Jeff Spaleta wrote:
On 9/12/07, Les Mikesell lesmikesell@gmail.com wrote:
Or, if you need another level of indirection, include a repo that doesn't itself have anything controversial but has a package that configures yum for repos that might.
oh classy. So how would that work from a user perspective?
Let's say the repo you describe exists... let's call it the repo-clearinghouse repo. It essentially holds release packages for each addon repo that can be installed thus configuring the client to pull packages from different addon repos.
Obviously yum install repoA-release will install the release package for repoA, as held in the clearinghouse repo... but how do you expose things in a way that a user can ask which addon repo they need to configure?

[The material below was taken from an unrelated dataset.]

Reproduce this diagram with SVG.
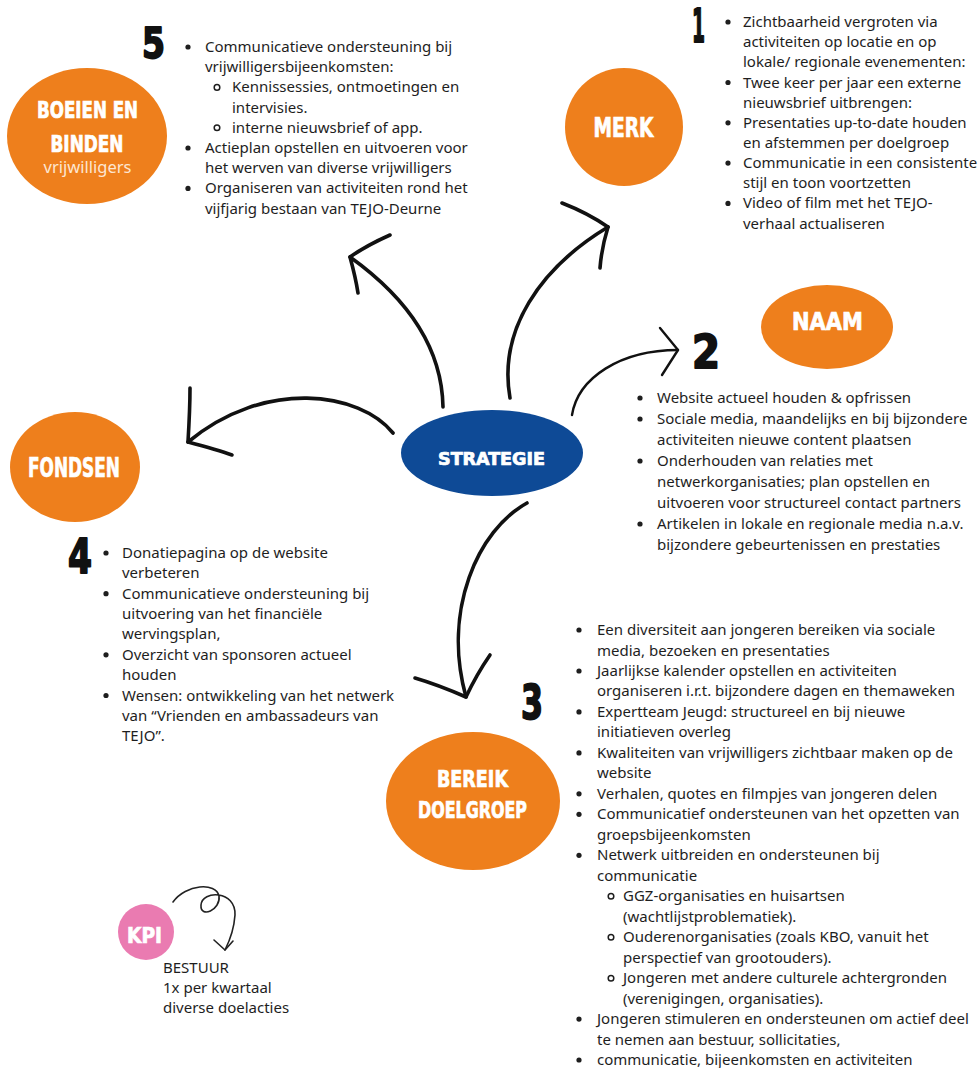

How does a user know about any other package and decide if they would like yum to install it? A name convention for packages so something like 'yum search repo' would find a list of repos that yum could add to itself.
Say I want support for the new foo codec that can't be shipped in Fedora. Do i look in repoA or repoB or repoC ? How would the repo-clearinghouse repo expose that repoA was the correct location to find all things related to foo codec? How do I ask which repo to configure through interaction with the repo-clearinghouse metadata specifically to get access to all foo codec related packages?
'yum info repoA-release' might describe why you would want to install access to that repo, perhaps to the extent of having the package list or at least the ones that you felt could be legally mentioned everywhere. But, I thought the point of rpm-fusion was to become the only extra repo you might need so this decision wouldn't be too complicated.